要点は、こうです。1542年にポルトガル人が漂流して日本のある島に漂着して、彼らが貿易相手国か金儲けの相手としていい国を見つけたという情報を携えて東南アジアかインドのポルトガルの拠点に帰る。そして翌年今度は 本気で鉄砲という商売道具を携えて、日本を目指したというものです。ホルトガル側からすれば、日本という国を発見したという意味で、歴史的事件として書き留められ、日本側からすれば鉄砲と南蛮人とに遭遇したという意味で歴史的事件として書き留められた。これでどちらの資料の事実も矛盾することはないのではないか、以上が氏の仮説です。

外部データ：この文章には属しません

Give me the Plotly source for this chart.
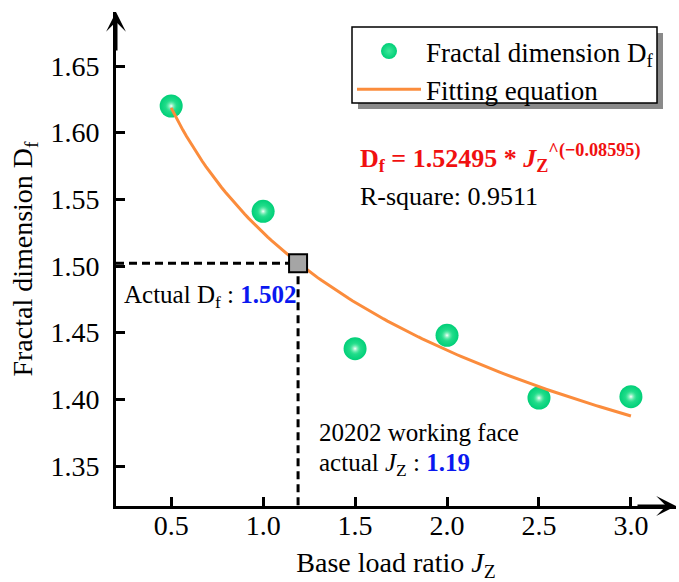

この仮説に対して、さらに補説されているのが、武光誠氏です。「海外貿易から読む戦国時代」(PHP出版)の中で 所荘吉氏の仮説を受け入れながらも、なおそれではなぜ、東アジア貿易港として栄えていた博多などではなく、種子島にこだわり続けたのか、という疑問を挙げられ、それについては、種子島に鉄砲を持ってきたポルトガル人は、ホルトガル国王認可ではなく、自分たちの一時的な金儲けのために、倭寇と手を組んできたのではないのか、という推測です。博多に入港すれば明の役人と遭遇する危険があり、このときポルトガル人と手を組んでいた倭寇のボス的存在だった王直が捕らえられる危険があつたのではないかと推測しておられます。
さらに、王直の真の狙いは、鉄砲の売込みではなく、鉄砲に欠かせない火薬の原料である硝石の売り込みこそが、真の狙いだったと言います。

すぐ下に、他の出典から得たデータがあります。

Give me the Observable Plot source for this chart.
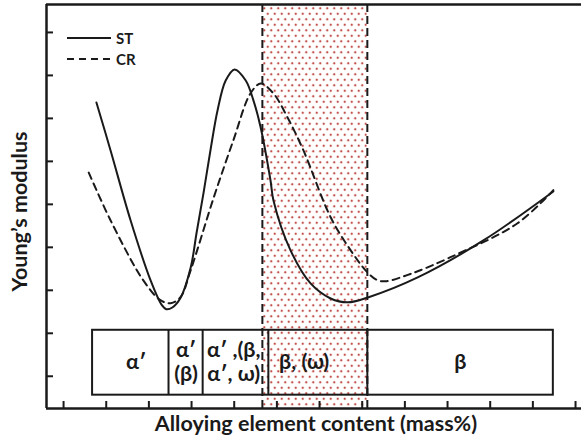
<!DOCTYPE html>
<html><head><meta charset="utf-8">
<script src="https://cdn.jsdelivr.net/npm/d3@7"></script>
<script src="https://cdn.jsdelivr.net/npm/@observablehq/plot@0.6"></script>
<style>
body{margin:0;background:#fff;font-family:Lato,sans-serif}
#wrap{position:relative;width:581px;height:443px}
#legend{position:absolute;left:67px;top:27px;font:bold 15px Lato,sans-serif;color:#1a1a1a}
#legend div{display:flex;align-items:center;height:21px}
#legend svg{margin-right:5px}
</style>
</head><body>
<div id="wrap"><div id="chart"></div>
<div id="legend">
  <div><svg width="44" height="4"><line x1="0" x2="44" y1="2" y2="2" stroke="#1a1a1a" stroke-width="2"/></svg>ST</div>
  <div><svg width="44" height="4"><line x1="0" x2="44" y1="2" y2="2" stroke="#1a1a1a" stroke-width="2" stroke-dasharray="7,5"/></svg>CR</div>
</div></div>
<script>
// tick positions (arbitrary units)
const xTicks = [1,2,3,4,5,6,7,8,9,10,11,12,13];
const yTicks = [1,2,3,4,5,6,7,8,9];
const xDomain = [0.6, 13.14];
const yDomain = [0.25, 9.65];

// ST curve
const stX = [1.77,2.10,2.57,3.04,3.30,3.41,3.55,3.74,3.98,4.12,4.28,4.45,4.61,4.80,5.01,5.27,5.45,5.62,5.85,5.92,6.32,6.79,7.26,7.66,8.15,9.30,10.84,12.48];
const stY = [7.37,6.26,4.63,3.23,2.66,2.56,2.60,2.82,3.53,4.35,5.26,6.30,7.19,7.88,8.14,7.88,7.42,6.79,5.56,5.09,3.93,3.16,2.81,2.72,2.84,3.30,4.16,5.30];
// CR curve
const crX = [1.59,2.10,2.87,3.27,3.51,3.74,3.98,4.52,4.98,5.38,5.62,5.92,6.25,6.62,7.26,7.73,8.12,8.35,8.55,9.13,10.07,11.64,12.48];
const crY = [5.74,4.63,3.23,2.77,2.70,2.84,3.47,5.16,6.49,7.58,7.81,7.58,7.02,6.26,4.70,3.93,3.42,3.24,3.21,3.38,3.77,4.56,5.33];

// shaded transition region
const regionX = [5.66, 8.12];
// phase boxes
const boxEdges = [1.68, 3.46, 4.26, 5.80, 8.12, 12.48];
const boxY = [0.56, 2.07];
const boxLabels = ["α′", "α′\n(β)", "α′ ,(β,\nα′, ω)", "β, (ω)", "β"];
const labelX = [2.70, 3.87, 4.99, 6.64, 10.30];

const st = stX.map((x,i)=>({x, y: stY[i]}));
const cr = crX.map((x,i)=>({x, y: crY[i]}));
const boxes = boxEdges.slice(0,-1).map((e,i)=>({x1:e, x2:boxEdges[i+1], label: boxLabels[i], lx: labelX[i]}));
const ink = "#1a1a1a";

const chart = Plot.plot({
  width: 581, height: 443,
  marginLeft: 46, marginRight: 0, marginTop: 4, marginBottom: 35,
  x: {domain: xDomain},
  y: {domain: yDomain},
  style: {fontFamily: "Lato, sans-serif", color: ink, background: "#fff"},
  marks: [
    Plot.rect([regionX], {x1: d=>d[0], x2: d=>d[1], y1: yDomain[0], y2: yDomain[1], fill: "url(#dots)"}),
    Plot.rect([boxY], {x1: boxEdges[0], x2: boxEdges[boxEdges.length-1], y1: d=>d[0], y2: d=>d[1], fill: "none", stroke: ink, strokeWidth: 2}),
    Plot.ruleX(boxEdges.slice(1,-1), {y1: boxY[0], y2: boxY[1], stroke: ink, strokeWidth: 2}),
    Plot.ruleX(regionX, {y1: yDomain[0], y2: yDomain[1], stroke: ink, strokeWidth: 2, strokeDasharray: "8,4"}),
    Plot.text(boxes, {x: "lx", y: (boxY[0]+boxY[1])/2, dy: -1, text: "label", fontSize: 21.5, fontWeight: "bold", fill: ink, lineHeight: 1.12}),
    Plot.line(st, {x: "x", y: "y", curve: "catmull-rom", stroke: ink, strokeWidth: 2}),
    Plot.line(cr, {x: "x", y: "y", curve: "catmull-rom", stroke: ink, strokeWidth: 2, strokeDasharray: "7,5"}),
    Plot.ruleX([xDomain[0]], {stroke: ink, strokeWidth: 2.5}),
    Plot.ruleY([yDomain[0], yDomain[1]], {stroke: ink, strokeWidth: 2.5}),
    Plot.axisX({ticks: xTicks, tickSize: -7, tickFormat: () => "", stroke: ink, strokeWidth: 2, label: null}),
    Plot.axisY({ticks: yTicks, tickSize: -7, tickFormat: () => "", stroke: ink, strokeWidth: 2, label: null}),
    Plot.text(["Alloying element content (mass%)"], {frameAnchor: "bottom", dy: 22, dx: 2, fontSize: 21.5, fontWeight: "bold", fill: ink}),
    Plot.text(["Young’s modulus"], {frameAnchor: "left", textAnchor: "middle", rotate: -90, dx: -26, dy: 5, fontSize: 21.5, fontWeight: "bold", fill: ink})
  ]
});
document.getElementById("chart").append(chart);
const svg = d3.select(chart.tagName.toLowerCase()==="svg" ? chart : chart.querySelector("svg"));
const defs = svg.insert("defs", ":first-child");
const pat = defs.append("pattern").attr("id","dots").attr("patternUnits","userSpaceOnUse").attr("width",7).attr("height",11);
pat.append("rect").attr("width",7).attr("height",11).attr("fill","#fff");
[[1.75,2.75],[5.25,8.25]].forEach(([cx,cy])=>{
  pat.append("circle").attr("cx",cx).attr("cy",cy).attr("r",1.6).attr("fill","#f0d0cb");
  pat.append("circle").attr("cx",cx).attr("cy",cy).attr("r",0.95).attr("fill","#c0504d");
});
</script>
</body></html>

ポルトガル人 種子島再来説は、所荘吉氏も先の「鉄砲伝来前後」の中で言及されていますが、ポルトガル側のもう一つの資料エスカランテの「ビリャロボス遠征報告」という報告書を元に、ドイツ人司祭のゲオルク・シュルマーという人が分析している論文が1946年に発表されていることを五野井隆史が「大航海時代と日本」(渡辺出版)という本の中で言及されております。シュルマー氏の説では、1542年の一度目の来日は琉球行きであり、1543年の二度目の来日が、種子島への来着ということらしいです。しかし、当時のポルトガル人たちのアジア認識のレベルから推測すれば、琉球と言っても漠然とした島々のまとまりでしかないことを考えれば、琉球も種子島も似たようなものだったとも言えます。

  五野井隆史氏も指摘されているように、重要な事実は、1543年の種子島来着の時には、倭寇の王直のスポンサーでホルトガル人が来日している事実に注目されていることです。これは、当時の環シナ海というボータレス時代の中で、倭寇とホルトガル人たちの非公式貿易が活発に行われていたことを意味し、日本への鉄砲伝来も密貿易活動の延長線上にあったことが読み取れます。

このように、ポルトガル人たちは、インドのゴア、マラッカあたりに進出きたあとは、頻繁に中国沿岸部を北上し、日本へと進出してきていたわけですから、遅かれ早かれ日本人と南蛮人との出会いは避けられない運命だったと言えます。